In November 1943 Dalloz made his way through Spain to French North Africa, from where he was flown to London to explain in detail his plan for the Vercors, which BCRA code-named Operation Montagnards. Dalloz was quite explicit that there could be no question of using the Vercors as a base from which the Maquis could attack German regular forces, nor turn it into an entrenched fortress. Its purpose, he repeated, was to provide a safe landing ground for Allied airborne troops or paratroops when the German forces in the area were already in disarray. Taking advantage of this, local
maquisards
could guide Allied incomers to where they could inflict the maximum damage on the enemy.
3
In other words, the military purpose of the redoubt was to be fulfilled
after the invasion and in conjunction with trained Allied troops.
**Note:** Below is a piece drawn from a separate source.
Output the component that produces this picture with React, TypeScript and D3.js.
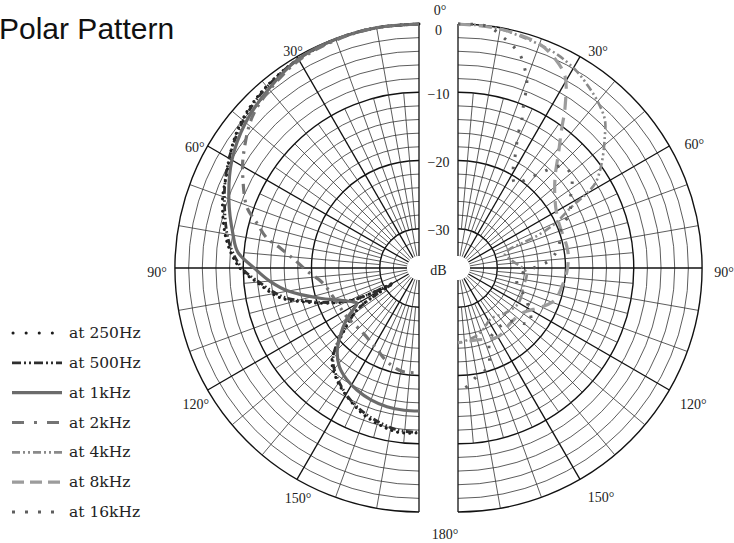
import React from 'react';
import * as d3 from 'd3';

// polar response, [angle in degrees from front, level in dB]
// left half of the plot
const at250Hz = [[0, 0], [10, 0], [20, -0.1], [30, -0.4], [40, -1.0], [48.7, -1.8], [56, -2.9], [64, -4.4], [71, -5.3], [82, -7.3], [90, -9.5], [95, -11.9], [102, -14.9], [107, -18.6], [111.5, -21.7], [116, -25], [118, -28], [120.5, -31.4], [122, -28], [124, -24.8], [130.5, -21.1], [136.6, -17.2], [143.8, -15.4], [152.4, -13.9], [160.8, -12.6], [172.4, -11.5], [180, -11.6]];
const at500Hz = [[0, 0], [10, 0], [20, -0.1], [30, -0.4], [40, -1.1], [48, -1.9], [56, -3.0], [64, -4.3], [71, -5.6], [82, -7.6], [90, -9.8], [95, -12.2], [102, -15.4], [107, -19], [111.5, -22], [116, -25.3], [118, -28], [120.5, -31], [122, -28], [124, -25], [130.5, -20.8], [136.6, -17.4], [143.8, -15.6], [152.4, -14.0], [160.8, -12.9], [172.4, -11.8], [180, -11.7]];
const at1kHz = [[0, 0], [10, 0], [20, -0.1], [30, -0.4], [40, -1.5], [50, -2.6], [60, -4.1], [70, -6.1], [80, -8.1], [85, -9.1], [90, -11.6], [95, -13.8], [100, -16.3], [107, -20.6], [112, -23.2], [117.3, -24.9], [119.5, -25.3], [125, -22.9], [131, -20.4], [136, -18.5], [141, -17.2], [147, -16.3], [153, -15.7], [160, -15.2], [167, -14.9], [174, -14.8], [180, -14.8]];
const at2kHz = [[0, 0], [10, 0], [20, -0.2], [30, -0.6], [40, -1.7], [47.9, -2.8], [57.8, -5.3], [62.7, -6.7], [70.5, -9.0], [74.5, -11.1], [78.8, -13.0], [81.8, -15.2], [86.3, -17.5], [92, -19.5], [98.9, -21.5], [113, -22.7], [124, -23], [139, -23.2], [153, -22.3], [161.7, -21.2], [171, -20.4], [180, -20.4]];
// right half of the plot
const at4kHz = [[0, 0], [8, -0.1], [15.4, -0.6], [24.3, -1.2], [30.6, -2.0], [35.7, -3.0], [40.4, -4.0], [44.8, -5.2], [48.2, -6.9], [53.9, -9.7], [58.3, -12.1], [60.1, -14.3], [61.7, -16.8], [65.3, -20.1], [67.7, -23], [68.8, -25.7], [70.3, -27.9], [74, -28.6], [82, -27.8], [94, -25.7], [106, -25.8], [120, -25.5], [134, -26.2], [147, -26.9], [158, -26], [166, -25.4], [180, -24.7]];
const at8kHz = [[0, 0], [10, -0.2], [19.7, -0.8], [25, -2.0], [29.2, -3.6], [33.6, -7.4], [36.9, -10.5], [41.2, -13.4], [46.7, -16.2], [55, -18.4], [64.4, -19.5], [78.9, -19.5], [84.1, -19.5], [92, -19.8], [100.2, -20.3], [108.3, -20.8], [114.8, -22.2], [125.4, -24.3], [136.8, -24.6], [149.6, -24.1], [166.7, -24.9], [180, -24.8]];
const at16kHz = [[0, 0], [7.2, -0.1], [10.7, -1.2], [13.5, -2.1], [16.2, -3.2], [18.7, -5.1], [20.4, -6.8], [22, -10.2], [23.3, -12.1], [24.1, -14.1], [27.1, -17.4], [29.4, -19.3], [33.9, -20.8], [38.9, -18.6], [46, -14.3], [51.2, -14.4], [58.7, -16.5], [63.9, -17.5], [68.3, -19.4], [78, -20.7], [85, -22.2], [100, -27], [116, -24.5], [127.4, -22.5], [137, -25], [155, -24.5], [163, -20.6], [169.4, -19.8], [175, -18.5], [180, -17.4]];

const legendLabels = ['at 250Hz', 'at 500Hz', 'at 1kHz', 'at 2kHz', 'at 4kHz', 'at 8kHz', 'at 16kHz'];
const dbTicks = [0, -10, -20, -30];
const angleTicks = [30, 60, 90, 120, 150];

const R = 244;
const cy = 268;
const leftX = 419, rightX = 458;
const rScale = d3.scaleLinear().domain([-34, 0]).range([12, R]);
const rad = (deg) => deg * Math.PI / 180;

// chart styles and legend sample styles
const styles = [
  { color: '#1c1c1c', width: 3, dash: '0.1 6', cap: 'round', legDash: '0.1 13', data: at250Hz, side: -1 },
  { color: '#2e2e2e', width: 2.8, dash: '7 2.5 1.5 2.5 1.5 2.5', cap: 'butt', legDash: '9 3 2 3 2 3', data: at500Hz, side: -1 },
  { color: '#6b6b6b', width: 3.2, dash: null, cap: 'butt', legDash: null, data: at1kHz, side: -1 },
  { color: '#747474', width: 3.2, dash: '10 6 2.5 6', cap: 'butt', legDash: '12 10 3 10', data: at2kHz, side: -1 },
  { color: '#8a8a8a', width: 2.6, dash: '8 3 2 3 2 3', cap: 'butt', legDash: '8 3 2 3 2 3', data: at4kHz, side: 1 },
  { color: '#9c9c9c', width: 3.2, dash: '13 8', cap: 'butt', legDash: '12 6', data: at8kHz, side: 1 },
  { color: '#5e5e5e', width: 3, dash: '2.5 10', cap: 'butt', legDash: '3 10', data: at16kHz, side: 1 },
];

// label offsets from the rim point
const leftOffsets = { 30: [-4, -5], 60: [-13, 1], 90: [-18, 4], 120: [-12, 14], 150: [1, 19] };
const rightOffsets = { 30: [18, -5], 60: [25, -2], 90: [22, 4], 120: [24, 14], 150: [21, 18] };

function halfArc(r, side) {
  const p = d3.path();
  p.moveTo(0, -r);
  p.arc(0, 0, r, -Math.PI / 2, Math.PI / 2, side < 0);
  return p.toString();
}

function Half({ side }) {
  const cx = side < 0 ? leftX : rightX;
  const rings = d3.range(-32, 1, 2);
  const spokes = d3.range(0, 181, 5);
  return (
    <g transform={`translate(${cx},${cy})`}>
      {rings.map(d => (
        <path key={d} d={halfArc(rScale(d), side)} fill="none"
          stroke={d % 10 === 0 ? '#111' : '#333'} strokeWidth={d % 10 === 0 ? 1.4 : 0.8} />
      ))}
      {spokes.map(a => {
        const main = a % 10 === 0;
        const r0 = main ? rScale(-34) : rScale(-30);
        const r1 = main ? R : rScale(-10);
        const s = Math.sin(rad(a)) * side, c = -Math.cos(rad(a));
        const bold = a % 30 === 0;
        return <line key={a} x1={r0 * s} y1={r0 * c} x2={r1 * s} y2={r1 * c}
          stroke={bold ? '#111' : '#333'} strokeWidth={bold ? 1.3 : 0.8} />;
      })}
      {angleTicks.map(a => {
        const off = side < 0 ? leftOffsets[a] : rightOffsets[a];
        const x = Math.sin(rad(a)) * side * R + off[0];
        const y = -Math.cos(rad(a)) * R + off[1];
        return <text key={a} x={x} y={y} textAnchor="middle" dominantBaseline="central"
          fontFamily="Liberation Serif, serif" fontSize={14} fill="#222">{a}°</text>;
      })}
    </g>
  );
}

export default function App() {
  const legendY = d3.scalePoint().domain(legendLabels).range([333, 512]);
  return (
    <svg width={734} height={543} style={{ position: 'absolute', left: 0, top: 0, background: '#fff' }}>
      <text x={-1} y={39} fontFamily="Liberation Sans, Arial, sans-serif" fontSize={30} fill="#111">Polar Pattern</text>
      <Half side={-1} />
      <Half side={1} />
      {dbTicks.map(d => (
        <text key={d} x={(leftX + rightX) / 2} y={cy - rScale(d) + (d === 0 ? 6 : 2)} textAnchor="middle"
          dominantBaseline="central" fontFamily="Liberation Serif, serif" fontSize={14} fill="#222">
          {d === 0 ? '0' : `−${-d}`}
        </text>
      ))}
      <text x={(leftX + rightX) / 2} y={cy + 2} textAnchor="middle" dominantBaseline="central"
        fontFamily="Liberation Serif, serif" fontSize={14} fill="#222">dB</text>
      <text x={440} y={10} textAnchor="middle" dominantBaseline="central"
        fontFamily="Liberation Serif, serif" fontSize={14} fill="#222">0°</text>
      <text x={445} y={534} textAnchor="middle" dominantBaseline="central"
        fontFamily="Liberation Serif, serif" fontSize={14} fill="#222">180°</text>
      {styles.map((s, i) => {
        const line = d3.lineRadial()
          .angle(d => s.side * rad(d[0]))
          .radius(d => rScale(d[1]))
          .curve(d3.curveCatmullRom.alpha(0.5));
        const cx = s.side < 0 ? leftX : rightX;
        return (
          <path key={i} transform={`translate(${cx},${cy})`} d={line(s.data)} fill="none"
            stroke={s.color} strokeWidth={s.width} strokeDasharray={s.dash || undefined}
            strokeLinecap={s.cap} strokeLinejoin="round" />
        );
      })}
      {legendLabels.map((lab, i) => {
        const s = styles[i];
        const y = legendY(lab);
        return (
          <g key={lab}>
            <line x1={s.cap === 'round' ? 13 : 12} x2={62} y1={y} y2={y} stroke={s.color}
              strokeWidth={s.width} strokeDasharray={s.legDash || undefined} strokeLinecap={s.cap} />
            <text x={69} y={y} dominantBaseline="central" fontFamily="DejaVu Serif, serif"
              fontSize={15.5} fill="#222">{lab}</text>
          </g>
        );
      })}
    </svg>
  );
}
On being demobilised from the Armée de l’Armistice on 4 December 1943, Joseph la Picirella told his mother that he had decided to join the Maquis. She was distraught, having seen her younger son deported to Germany shortly before. He arrived on the plateau in the depths of winter, to find himself one of the few volunteers with any military experience. The difference between talk and action is illustrated by a mention in Picirella’s diary saying that he was meant to have gone to the Vercors in a group of eighteen, of whom only two actually turned up there. Their arrival at the foot of the plateau was greeted with disbelief by a postman of whom the two young men asked the way to Maquis HQ.

‘You’re going to St-Martin?’ he asked them incredulously. ‘You’re crazy. There’s more than a metre of snow on the road and the mail hasn’t got through these last three days.’